Oh, and in the game you'll probably die a whole hell of a lot, so you probably have to be pretty patient. But trust me, it is worth it.

Sunday, 6 October 2019

Joe Golem Occult Detective vol 3: The Drowning City

Oh yes, it's finally here, the comic adaptation of one of my favourite novels of the last few years! Aaaaaand ....they only adapted the first half of the story.


God. I don't know why I'm still being taken in by anything with Mignola's name on the cover. I mean really?

     So apparently the novel Joe Golem and the Drowning City is being adapted in two parts, part one named Joe Golem Occult Detective the Drowning City 1-5 only adapts the book's first half, while the other part Joe Golem Occult Detective The Conjurors 1-5 will adapt the rest of the novel, possibly going a bit further into uncharted territory. The Conjurors is actually already out, the story over and done with, except it's not out yet in trade or hardback, which means I would have to track down either e-book versions or individual comics, which is not something I do.
And how long do I still have to wait to have the full thing on my shelf?


5 months. *sighs deeply*.


     Ah well, it's not as if I had a bad time so far, and to be fair, in the long run, having the story spread out over two volumes instead of one, gives it way more time to breathe, allowing them to linger on the crucial or emotional moments, and letting them spend time on the original story's tone rather than just getting it over with to explore the uncharted Joe Golem stuff.


     I was struck that they were already doing a very good job of this as the Drowning City 5 came to its end, when the action started to slow down and the writers let the realization slowly filter in, that this was it, that here it would end, that somehow our heroes had failed, and to the beat of repeating narration, the art slowly ramped its way up to revelation. It reminded me of the brilliant ending to Baltimore: The Infernal Train where the narration almost became a mantra, accompanying some truly awesome over-the-top art: a foreign language, incomprehensible, repeated over and over, as blood splashed the page and limbs flew, and then at the end, the final page and the final revelation revealed together with the English translation.
     Even though they'd done it better in Baltimore (mostly because of the amount of gore and blood, and the gothic trappings) I could really very much appreciate it here.


     Peter Bergting's art is a good fit for Joe Golem, treading the line between realistic and cartoony in a way that I didn't like in Baltimore, but here feels just right, adding a sense of nastiness to the supernatural horror, making the danger real and somehow jagged.
I'm still not too fond of some of his stylistic choices, but you can't deny that the man is a dab hand at faces at this point.
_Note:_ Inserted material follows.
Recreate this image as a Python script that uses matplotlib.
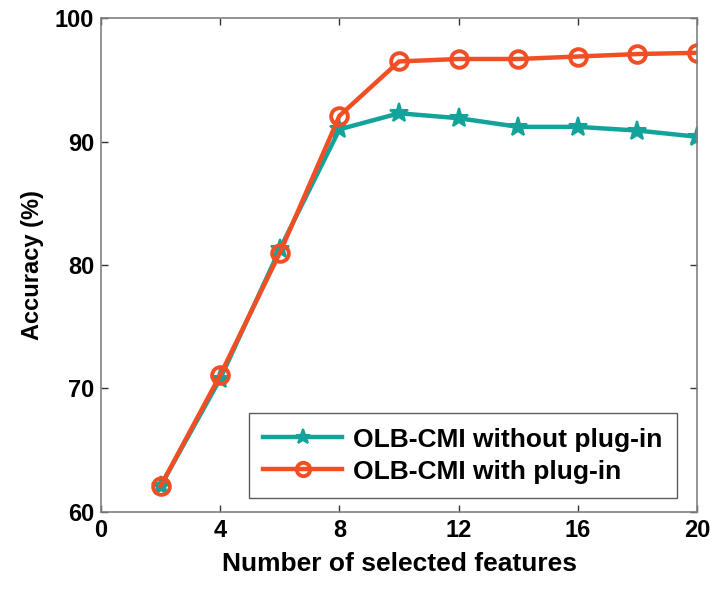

So, even though I was disappointed that the story was incomplete, the future will eventually see that remedied, and hopefully The Conjurors will close out the novel adaptation in a fitting manner.
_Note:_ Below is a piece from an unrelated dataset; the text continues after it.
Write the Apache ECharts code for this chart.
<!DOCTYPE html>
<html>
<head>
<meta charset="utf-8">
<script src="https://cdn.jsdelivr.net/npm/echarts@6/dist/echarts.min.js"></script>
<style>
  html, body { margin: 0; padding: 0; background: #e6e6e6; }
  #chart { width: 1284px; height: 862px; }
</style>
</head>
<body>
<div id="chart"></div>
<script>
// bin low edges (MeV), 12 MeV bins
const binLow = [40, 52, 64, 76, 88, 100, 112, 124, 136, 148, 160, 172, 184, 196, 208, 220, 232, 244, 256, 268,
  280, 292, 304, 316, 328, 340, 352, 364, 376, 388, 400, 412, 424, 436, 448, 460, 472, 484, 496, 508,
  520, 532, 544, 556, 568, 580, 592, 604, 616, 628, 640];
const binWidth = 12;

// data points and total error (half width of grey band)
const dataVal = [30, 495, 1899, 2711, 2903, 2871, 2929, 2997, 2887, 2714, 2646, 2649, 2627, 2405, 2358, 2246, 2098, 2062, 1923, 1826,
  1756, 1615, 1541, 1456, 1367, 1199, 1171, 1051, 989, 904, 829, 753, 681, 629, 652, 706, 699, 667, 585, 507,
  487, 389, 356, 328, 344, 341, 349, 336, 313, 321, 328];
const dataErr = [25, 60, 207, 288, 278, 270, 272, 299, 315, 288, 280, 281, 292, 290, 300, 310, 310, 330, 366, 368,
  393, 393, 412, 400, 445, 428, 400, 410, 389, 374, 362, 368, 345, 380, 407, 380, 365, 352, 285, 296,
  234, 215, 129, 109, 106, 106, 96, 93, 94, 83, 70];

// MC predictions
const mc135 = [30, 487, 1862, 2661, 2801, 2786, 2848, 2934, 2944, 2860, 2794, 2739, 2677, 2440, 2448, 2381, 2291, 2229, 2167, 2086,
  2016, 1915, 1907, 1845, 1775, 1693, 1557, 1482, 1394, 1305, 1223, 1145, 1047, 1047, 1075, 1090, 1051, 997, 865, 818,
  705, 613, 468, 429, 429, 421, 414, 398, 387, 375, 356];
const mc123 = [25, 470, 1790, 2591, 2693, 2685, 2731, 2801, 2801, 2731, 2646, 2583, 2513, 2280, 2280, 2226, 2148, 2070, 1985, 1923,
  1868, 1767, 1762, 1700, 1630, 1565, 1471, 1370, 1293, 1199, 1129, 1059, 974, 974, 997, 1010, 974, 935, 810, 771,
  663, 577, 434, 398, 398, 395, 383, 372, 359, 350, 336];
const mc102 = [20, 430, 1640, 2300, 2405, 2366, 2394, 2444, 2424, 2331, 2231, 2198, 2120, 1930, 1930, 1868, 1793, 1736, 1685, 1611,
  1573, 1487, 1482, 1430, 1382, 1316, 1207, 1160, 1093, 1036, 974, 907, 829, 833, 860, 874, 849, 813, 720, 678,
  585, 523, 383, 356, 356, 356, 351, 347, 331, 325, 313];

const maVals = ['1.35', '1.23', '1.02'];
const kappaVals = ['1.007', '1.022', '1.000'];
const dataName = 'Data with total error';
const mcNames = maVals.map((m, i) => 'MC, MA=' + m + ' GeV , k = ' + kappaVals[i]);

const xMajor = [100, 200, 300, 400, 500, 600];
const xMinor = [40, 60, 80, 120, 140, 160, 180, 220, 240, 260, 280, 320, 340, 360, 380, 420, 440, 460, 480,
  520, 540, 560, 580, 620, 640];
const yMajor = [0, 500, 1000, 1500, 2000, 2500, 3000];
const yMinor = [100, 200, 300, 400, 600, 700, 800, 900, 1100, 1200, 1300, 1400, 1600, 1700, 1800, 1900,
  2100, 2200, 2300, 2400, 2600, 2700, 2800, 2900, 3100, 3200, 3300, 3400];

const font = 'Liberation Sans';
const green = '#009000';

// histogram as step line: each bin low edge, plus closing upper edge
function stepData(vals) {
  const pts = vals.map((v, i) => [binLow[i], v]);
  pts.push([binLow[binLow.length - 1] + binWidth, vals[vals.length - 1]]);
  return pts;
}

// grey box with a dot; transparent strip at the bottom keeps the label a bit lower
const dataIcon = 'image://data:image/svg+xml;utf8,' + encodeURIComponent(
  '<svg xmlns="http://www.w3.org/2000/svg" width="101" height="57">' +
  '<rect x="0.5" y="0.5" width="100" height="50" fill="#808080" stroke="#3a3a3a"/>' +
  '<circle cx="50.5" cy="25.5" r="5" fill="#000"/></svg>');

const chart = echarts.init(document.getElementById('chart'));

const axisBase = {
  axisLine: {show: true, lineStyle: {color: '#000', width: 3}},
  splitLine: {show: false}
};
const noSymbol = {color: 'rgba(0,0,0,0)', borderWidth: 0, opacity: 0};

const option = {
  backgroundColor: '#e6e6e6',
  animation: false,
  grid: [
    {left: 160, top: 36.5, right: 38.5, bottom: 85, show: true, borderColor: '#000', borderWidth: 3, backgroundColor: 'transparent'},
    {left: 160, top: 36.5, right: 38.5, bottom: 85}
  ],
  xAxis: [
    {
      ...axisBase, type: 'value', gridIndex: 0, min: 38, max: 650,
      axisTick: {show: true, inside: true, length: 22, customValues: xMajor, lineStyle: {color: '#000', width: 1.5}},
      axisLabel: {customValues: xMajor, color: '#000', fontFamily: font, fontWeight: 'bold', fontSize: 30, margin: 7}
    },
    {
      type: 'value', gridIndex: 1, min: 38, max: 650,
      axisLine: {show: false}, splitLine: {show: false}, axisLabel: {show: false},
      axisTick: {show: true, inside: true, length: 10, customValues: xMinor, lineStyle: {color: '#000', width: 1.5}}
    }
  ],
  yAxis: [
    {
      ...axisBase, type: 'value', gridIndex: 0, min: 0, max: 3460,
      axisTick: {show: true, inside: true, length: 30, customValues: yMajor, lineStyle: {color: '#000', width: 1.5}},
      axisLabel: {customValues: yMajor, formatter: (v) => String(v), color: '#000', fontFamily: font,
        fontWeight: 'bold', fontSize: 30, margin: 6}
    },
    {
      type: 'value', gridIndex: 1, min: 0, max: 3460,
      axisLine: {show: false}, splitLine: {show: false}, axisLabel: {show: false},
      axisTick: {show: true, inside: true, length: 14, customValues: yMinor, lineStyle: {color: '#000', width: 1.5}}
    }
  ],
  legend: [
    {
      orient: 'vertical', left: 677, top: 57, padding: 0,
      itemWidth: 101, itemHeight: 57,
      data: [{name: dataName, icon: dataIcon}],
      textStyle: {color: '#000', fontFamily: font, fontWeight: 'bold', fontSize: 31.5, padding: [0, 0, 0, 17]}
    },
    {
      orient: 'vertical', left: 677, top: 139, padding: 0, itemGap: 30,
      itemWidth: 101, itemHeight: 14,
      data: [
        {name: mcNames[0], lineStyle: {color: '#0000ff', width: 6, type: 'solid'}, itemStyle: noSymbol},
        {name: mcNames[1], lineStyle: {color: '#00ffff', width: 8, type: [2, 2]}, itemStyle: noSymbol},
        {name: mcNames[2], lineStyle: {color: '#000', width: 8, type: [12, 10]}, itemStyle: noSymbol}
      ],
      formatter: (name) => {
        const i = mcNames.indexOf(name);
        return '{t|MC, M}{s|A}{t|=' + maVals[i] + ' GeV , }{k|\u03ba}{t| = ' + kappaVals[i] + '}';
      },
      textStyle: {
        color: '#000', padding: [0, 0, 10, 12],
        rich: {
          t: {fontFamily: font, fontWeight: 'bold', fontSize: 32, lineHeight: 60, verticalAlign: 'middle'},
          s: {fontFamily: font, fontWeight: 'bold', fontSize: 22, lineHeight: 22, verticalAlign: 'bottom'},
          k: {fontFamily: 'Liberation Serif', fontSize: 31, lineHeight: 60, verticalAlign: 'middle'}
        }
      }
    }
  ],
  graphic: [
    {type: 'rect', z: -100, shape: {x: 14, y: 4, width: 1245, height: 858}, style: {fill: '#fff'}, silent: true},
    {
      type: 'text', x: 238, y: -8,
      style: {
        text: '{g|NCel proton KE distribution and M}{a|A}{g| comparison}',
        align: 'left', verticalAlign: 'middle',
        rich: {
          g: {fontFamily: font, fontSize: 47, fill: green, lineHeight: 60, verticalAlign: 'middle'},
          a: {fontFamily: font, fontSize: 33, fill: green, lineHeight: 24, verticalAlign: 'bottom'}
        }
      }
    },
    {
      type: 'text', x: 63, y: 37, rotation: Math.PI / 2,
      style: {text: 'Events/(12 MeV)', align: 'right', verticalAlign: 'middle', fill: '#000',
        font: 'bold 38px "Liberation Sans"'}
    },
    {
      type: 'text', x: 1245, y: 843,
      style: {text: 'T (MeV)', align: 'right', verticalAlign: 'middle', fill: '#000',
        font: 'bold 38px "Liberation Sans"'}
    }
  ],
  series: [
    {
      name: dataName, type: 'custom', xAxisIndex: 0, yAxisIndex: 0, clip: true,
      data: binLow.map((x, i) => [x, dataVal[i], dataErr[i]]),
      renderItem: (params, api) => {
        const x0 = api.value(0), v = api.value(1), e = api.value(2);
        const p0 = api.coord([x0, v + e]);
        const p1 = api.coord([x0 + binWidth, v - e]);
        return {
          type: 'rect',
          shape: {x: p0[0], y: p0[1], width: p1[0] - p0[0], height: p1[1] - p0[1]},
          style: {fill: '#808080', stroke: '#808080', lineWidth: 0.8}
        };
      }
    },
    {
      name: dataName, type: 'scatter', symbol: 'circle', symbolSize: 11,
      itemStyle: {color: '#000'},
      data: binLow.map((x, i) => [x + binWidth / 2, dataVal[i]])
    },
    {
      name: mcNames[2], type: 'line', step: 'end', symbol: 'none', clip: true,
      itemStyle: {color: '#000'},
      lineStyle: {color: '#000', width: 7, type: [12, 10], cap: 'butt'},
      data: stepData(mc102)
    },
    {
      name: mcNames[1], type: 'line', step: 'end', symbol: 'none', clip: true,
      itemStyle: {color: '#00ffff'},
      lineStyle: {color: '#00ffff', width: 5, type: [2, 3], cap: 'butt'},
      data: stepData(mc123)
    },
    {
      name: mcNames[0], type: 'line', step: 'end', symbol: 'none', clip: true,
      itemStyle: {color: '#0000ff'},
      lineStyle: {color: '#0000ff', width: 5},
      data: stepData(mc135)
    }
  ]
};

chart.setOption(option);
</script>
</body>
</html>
If you're interested, maybe hold off until you can buy both volumes at once, or dig into volumes 1 and 2 which are also pretty good. Or failing that, Baltimore volumes 1-5, which are also set in the same universe as Joe Golem, are always a good thing to pick up, even if the series goes to hell after that. The whole priest storyline alone is worth picking these up. A masterclass in gothic horror comics and a pretty much traditional read for the Halloween month at this point.